◆ What to work on ◆
Retype, exactly as they stand, the lines from the start of the data to the line that contains "69.5, 67.6, 65.2, 63.0, 58.9, 56.7, 54.3, 54.3]", both ends included. Leave the pictures out.

◆ Information provided ◆
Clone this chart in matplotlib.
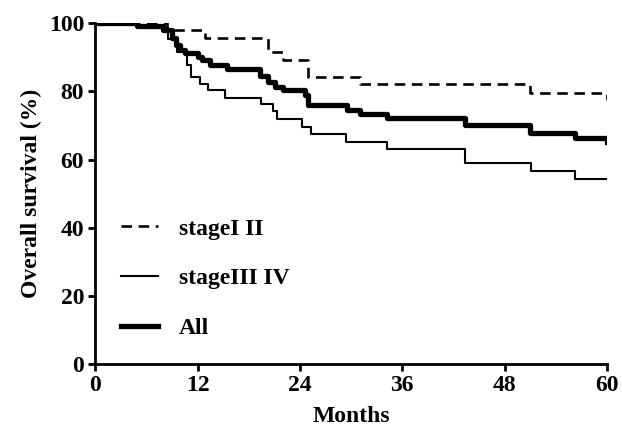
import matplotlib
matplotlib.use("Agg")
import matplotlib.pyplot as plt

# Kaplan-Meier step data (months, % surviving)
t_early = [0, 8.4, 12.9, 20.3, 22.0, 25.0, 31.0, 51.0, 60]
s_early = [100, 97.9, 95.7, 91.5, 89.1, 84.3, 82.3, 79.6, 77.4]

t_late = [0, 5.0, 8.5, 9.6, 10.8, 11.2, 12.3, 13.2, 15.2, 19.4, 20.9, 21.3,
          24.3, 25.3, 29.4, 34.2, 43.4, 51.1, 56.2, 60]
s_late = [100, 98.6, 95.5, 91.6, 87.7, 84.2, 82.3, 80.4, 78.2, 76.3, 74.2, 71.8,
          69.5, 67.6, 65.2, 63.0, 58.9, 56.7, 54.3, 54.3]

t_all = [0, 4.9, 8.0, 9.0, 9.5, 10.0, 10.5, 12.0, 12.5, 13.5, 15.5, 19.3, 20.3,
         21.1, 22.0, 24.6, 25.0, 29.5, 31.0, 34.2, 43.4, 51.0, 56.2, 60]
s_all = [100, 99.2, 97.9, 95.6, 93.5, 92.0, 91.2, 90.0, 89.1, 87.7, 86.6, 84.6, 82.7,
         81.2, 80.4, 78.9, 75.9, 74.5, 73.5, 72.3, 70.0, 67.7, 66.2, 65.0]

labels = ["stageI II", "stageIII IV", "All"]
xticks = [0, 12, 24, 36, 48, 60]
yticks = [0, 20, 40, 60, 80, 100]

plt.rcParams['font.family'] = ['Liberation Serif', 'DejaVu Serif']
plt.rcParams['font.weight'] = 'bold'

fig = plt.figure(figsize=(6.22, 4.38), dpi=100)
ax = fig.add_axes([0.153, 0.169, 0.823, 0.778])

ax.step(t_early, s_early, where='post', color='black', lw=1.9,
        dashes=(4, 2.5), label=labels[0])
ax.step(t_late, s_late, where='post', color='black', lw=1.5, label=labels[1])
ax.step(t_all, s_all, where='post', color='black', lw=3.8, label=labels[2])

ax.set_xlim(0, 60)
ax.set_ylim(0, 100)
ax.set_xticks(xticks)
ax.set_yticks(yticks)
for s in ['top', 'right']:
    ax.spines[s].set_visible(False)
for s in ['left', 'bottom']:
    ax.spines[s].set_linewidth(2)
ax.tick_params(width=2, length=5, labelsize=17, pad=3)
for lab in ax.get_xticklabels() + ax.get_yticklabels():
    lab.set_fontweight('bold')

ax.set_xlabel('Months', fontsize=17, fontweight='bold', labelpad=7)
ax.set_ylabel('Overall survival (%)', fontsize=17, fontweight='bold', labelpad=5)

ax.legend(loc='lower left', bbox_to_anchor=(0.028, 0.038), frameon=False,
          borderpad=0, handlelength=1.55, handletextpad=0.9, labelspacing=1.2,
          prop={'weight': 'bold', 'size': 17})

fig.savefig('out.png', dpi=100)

◆ Answer to this task ◆
Clone this chart in matplotlib.
import matplotlib
matplotlib.use("Agg")
import matplotlib.pyplot as plt

# Kaplan-Meier step data (months, % surviving)
t_early = [0, 8.4, 12.9, 20.3, 22.0, 25.0, 31.0, 51.0, 60]
s_early = [100, 97.9, 95.7, 91.5, 89.1, 84.3, 82.3, 79.6, 77.4]

t_late = [0, 5.0, 8.5, 9.6, 10.8, 11.2, 12.3, 13.2, 15.2, 19.4, 20.9, 21.3,
          24.3, 25.3, 29.4, 34.2, 43.4, 51.1, 56.2, 60]
s_late = [100, 98.6, 95.5, 91.6, 87.7, 84.2, 82.3, 80.4, 78.2, 76.3, 74.2, 71.8,
          69.5, 67.6, 65.2, 63.0, 58.9, 56.7, 54.3, 54.3]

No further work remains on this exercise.